Soweit eine Nachlasspflegschaft aufgrund „unbekannter Erben“ angeordnet sei, könne Erbschaftsteuer gegen die „unbekannten Erben“ festgesetzt werden. Die „unbekannten Erben“ würden zunächst als abstraktes Subjekt gelten, das sich später als eine oder mehrere reale Personen herausstellen könne.

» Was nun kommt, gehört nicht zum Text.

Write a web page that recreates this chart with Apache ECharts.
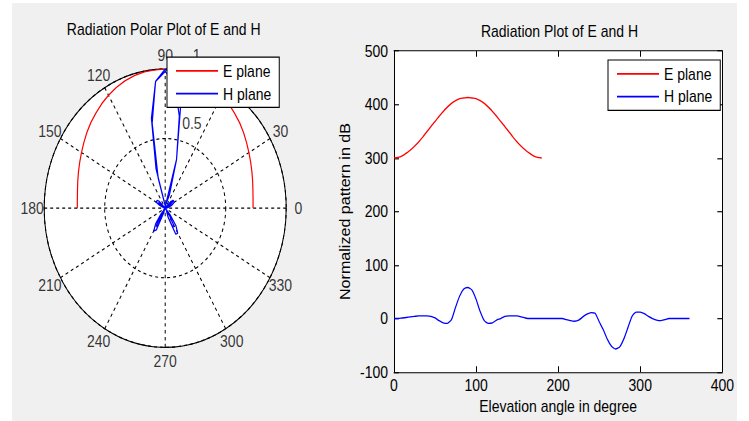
<!DOCTYPE html>
<html>
<head>
<meta charset="utf-8">
<script src="https://cdn.jsdelivr.net/npm/echarts@6/dist/echarts.min.js"></script>
<style>
  html, body { margin: 0; padding: 0; background: #fff; width: 749px; height: 421px; overflow: hidden; }
  /* grey figure window, the picture is squeezed horizontally so the plot is stretched in y */
  #frame { position: absolute; left: 12px; top: 3px; width: 725px; height: 418px; background: #f0f0f0; overflow: hidden; }
  #main { width: 725px; height: 363.5px; transform: scaleY(1.15); transform-origin: 0 0; }
</style>
</head>
<body>
<div id="frame"><div id="main"></div></div>
<script>
// elevation angles (deg)
const angles = [
  0, 5, 10, 15, 20, 25, 30, 35, 40, 45, 50, 55,
  60, 65, 70, 75, 80, 85, 90, 95, 100, 105, 110, 115,
  120, 125, 130, 135, 140, 145, 150, 155, 160, 165, 170, 175,
  180, 185, 190, 195, 200, 205, 210, 215, 220, 225, 230, 235,
  240, 245, 250, 255, 260, 265, 270, 275, 280, 285, 290, 295,
  300, 305, 310, 315, 320, 325, 330, 335, 340, 345, 350, 355,
  360
]
// E plane, 0..180 deg
const ePlane = [
  300, 301, 304, 309, 315, 322, 330, 339, 349, 359, 368, 378,
  387, 395, 402, 407, 411, 412, 413, 412, 411, 407, 402, 395,
  387, 378, 368, 359, 349, 339, 330, 322, 315, 309, 304, 301,
  300
]
// H plane, 0..360 deg
const hPlane = [
  0, 0, 1, 2, 3, 4, 5, 5, 5, 4, 1, -4,
  -8, -9, -2, 21, 42, 55, 58, 53, 36, 13, -4, -9,
  -8, -3, 0, 4, 5, 5, 5, 3, 1, 0, 0, 0,
  0, 0, 0, 0, 0, 0, -2, -4, -5, -3, 3, 8,
  11, 10, -6, -21, -39, -52, -57, -53, -38, -17, 4, 12,
  12, 9, 4, 0, -3, -4, -2, 0, 0, 0, 0, 0,
  0
]
// polar angle labels (60 sits under the legend box in the original, so it is not shown)
const angleTicks = [0, 30, 90, 120, 150, 180, 210, 240, 270, 300, 330]
const radialTicks = [0.5, 1]

const font = "'Liberation Sans', Arial, Helvetica, sans-serif"
const red = '#ff0000'
const blue = '#0000ff'

// polar plot uses the pattern normalised to 1, negative radius goes to the opposite side
function toPolar(vals) {
  const m = Math.max(...vals.map(Math.abs))
  return vals.map((v, i) => {
    const r = v / m
    return r < 0 ? [-r, angles[i] + 180] : [r, angles[i]]
  })
}

const polarCenter = [153.2, 178.4]
const polarRadius = 121

const legendBase = {
  orient: 'vertical',
  data: ['E plane', 'H plane'],
  icon: 'rect',
  itemWidth: 42,
  itemHeight: 1.4,
  itemGap: 5.8,
  padding: [5, 8, 5, 9],
  backgroundColor: '#fff',
  borderColor: '#000',
  borderWidth: 1,
  borderRadius: 0,
  selectedMode: false,
  textStyle: { fontSize: 14, color: '#000', fontFamily: font }
}

const myChart = echarts.init(document.getElementById('main'), null, { renderer: 'svg' })
myChart.setOption({
  animation: false,
  textStyle: { fontFamily: font, fontSize: 14, color: '#000' },
  title: [
    {
      text: 'Radiation Polar Plot of E and H',
      left: 151.7, top: 15.4, textAlign: 'center', padding: 0,
      textStyle: { fontSize: 14, fontWeight: 'normal', color: '#000', fontFamily: font }
    },
    {
      text: 'Radiation Plot of E and H',
      left: 547.5, top: 17.5, textAlign: 'center', padding: 0,
      textStyle: { fontSize: 14, fontWeight: 'normal', color: '#000', fontFamily: font }
    }
  ],
  legend: [
    Object.assign({ left: 155, top: 47 }, legendBase),
    Object.assign({ left: 596, top: 49.6 }, legendBase)
  ],
  polar: { center: polarCenter, radius: polarRadius },
  angleAxis: {
    type: 'value', min: 0, max: 360, interval: 30,
    startAngle: 0, clockwise: false,
    axisLine: { lineStyle: { color: '#000', width: 1 } },
    axisTick: { show: false },
    axisLabel: { show: false },
    splitLine: { show: true, lineStyle: { color: '#000', width: 1, type: [3, 3] } }
  },
  radiusAxis: {
    type: 'value', min: 0, max: 1, interval: 0.5,
    axisLine: { show: false },
    axisTick: { show: false },
    axisLabel: { show: false },
    splitLine: { show: true, lineStyle: { color: '#000', width: 1, type: [3, 3] } }
  },
  grid: {
    left: 382, top: 41.7, width: 334, height: 279.2,
    show: true, backgroundColor: '#fff', borderWidth: 0
  },
  xAxis: [
    {
      type: 'value', min: 0, max: 400, interval: 100, position: 'bottom',
      name: 'Elevation angle in degree', nameLocation: 'middle', nameGap: 23,
      nameTextStyle: { fontSize: 14, color: '#000' },
      axisLine: { onZero: false, lineStyle: { color: '#000' } },
      axisTick: { inside: true, length: 5, lineStyle: { color: '#000' } },
      axisLabel: { margin: 4, fontSize: 14, color: '#000' },
      splitLine: { show: false }
    },
    {
      type: 'value', min: 0, max: 400, interval: 100, position: 'top',
      axisLine: { onZero: false, lineStyle: { color: '#000' } },
      axisTick: { inside: true, length: 5, lineStyle: { color: '#000' } },
      axisLabel: { show: false },
      splitLine: { show: false }
    }
  ],
  yAxis: [
    {
      type: 'value', min: -100, max: 500, interval: 100, position: 'left',
      name: 'Normalized pattern in dB', nameLocation: 'middle', nameGap: 42,
      nameTextStyle: { fontSize: 14, color: '#000' },
      axisLine: { show: true, onZero: false, lineStyle: { color: '#000' } },
      axisTick: { show: true, inside: true, length: 5, lineStyle: { color: '#000' } },
      axisLabel: { margin: 6, fontSize: 14, color: '#000' },
      splitLine: { show: false }
    },
    {
      type: 'value', min: -100, max: 500, interval: 100, position: 'right',
      axisLine: { show: true, onZero: false, lineStyle: { color: '#000' } },
      axisTick: { show: true, inside: true, length: 5, lineStyle: { color: '#000' } },
      axisLabel: { show: false },
      splitLine: { show: false }
    }
  ],
  series: [
    // white disc behind the polar grid
    {
      type: 'pie', center: polarCenter, radius: [0, polarRadius],
      silent: true, z: -1, label: { show: false }, labelLine: { show: false },
      data: [{ value: 1, name: 'bg', itemStyle: { color: '#fff' } }]
    },
    {
      name: 'E plane', type: 'line', coordinateSystem: 'polar',
      data: toPolar(ePlane), symbol: 'none',
      lineStyle: { color: red, width: 1.2 }, itemStyle: { color: red }
    },
    {
      name: 'H plane', type: 'line', coordinateSystem: 'polar',
      data: toPolar(hPlane), symbol: 'none',
      lineStyle: { color: blue, width: 1.2 }, itemStyle: { color: blue }
    },
    // angle labels of the polar plot
    {
      type: 'scatter', coordinateSystem: 'polar', clip: false, silent: true,
      symbolSize: 1, itemStyle: { color: 'rgba(0,0,0,0)' },
      data: angleTicks.map(a => [1.1, a]),
      label: {
        show: true, position: 'inside', color: '#000', fontSize: 14,
        formatter: p => String(p.value[1])
      }
    },
    // radius labels
    {
      type: 'scatter', coordinateSystem: 'polar', clip: false, silent: true,
      symbolSize: 1, itemStyle: { color: 'rgba(0,0,0,0)' },
      data: radialTicks.map(r => [r, 80]),
      label: {
        show: true, position: 'right', distance: 0, offset: [6, -14],
        color: '#000', fontSize: 14,
        formatter: p => String(p.value[0])
      }
    },
    {
      name: 'E plane', type: 'line', xAxisIndex: 0, yAxisIndex: 0,
      data: ePlane.map((v, i) => [angles[i], v]), symbol: 'none', smooth: 0.2,
      lineStyle: { color: red, width: 1.2 }, itemStyle: { color: red }
    },
    {
      name: 'H plane', type: 'line', xAxisIndex: 0, yAxisIndex: 0,
      data: hPlane.map((v, i) => [angles[i], v]), symbol: 'none', smooth: 0.2,
      lineStyle: { color: blue, width: 1.2 }, itemStyle: { color: blue }
    }
  ]
})
</script>
</body>
</html>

Somit sei ein Schuldner für die Erbschaftsteuer vorhanden und das Finanzamt könne sich an den bestellten Nachlasspfleger wenden, der für die unbekannten Erben eine Erbschafsteuererklärung abzugeben habe.

Die Steuerbehörde dürfe dann die Anzahl der Erben, die Erbquoten, die Zugehörigkeit zu einer Steuerklasse und die anwendbaren Freibeträge schätzen. Voraussetzung sei jedoch, dass der Nachlasspfleger nach dem Erbfall ausreichend Zeit hatte, zunächst die Erben zu ermitteln. Wie viel Zeit ihm dafür einzuräumen sei, könne von Fall zu Fall unterschiedlich sein. Im Allgemeinen sei ein Jahr ausreichend.

Können die zunächst unbekannten Erben allerdings bis zu dem Schluss des Gerichtsverfahrens ermittelt werden, dürfe die Erbschaftsteuer nicht mehr gegen die unbekannten Erben festgesetzt werden. Werden die Erben dagegen in dem Verfahren vor dem Finanzgericht noch immer nicht ermittelt, könne das Gericht die Erbschaftsteuerschätzung gegen die unbekannten Erben aufrechterhalten und als seine eigene übernehmen.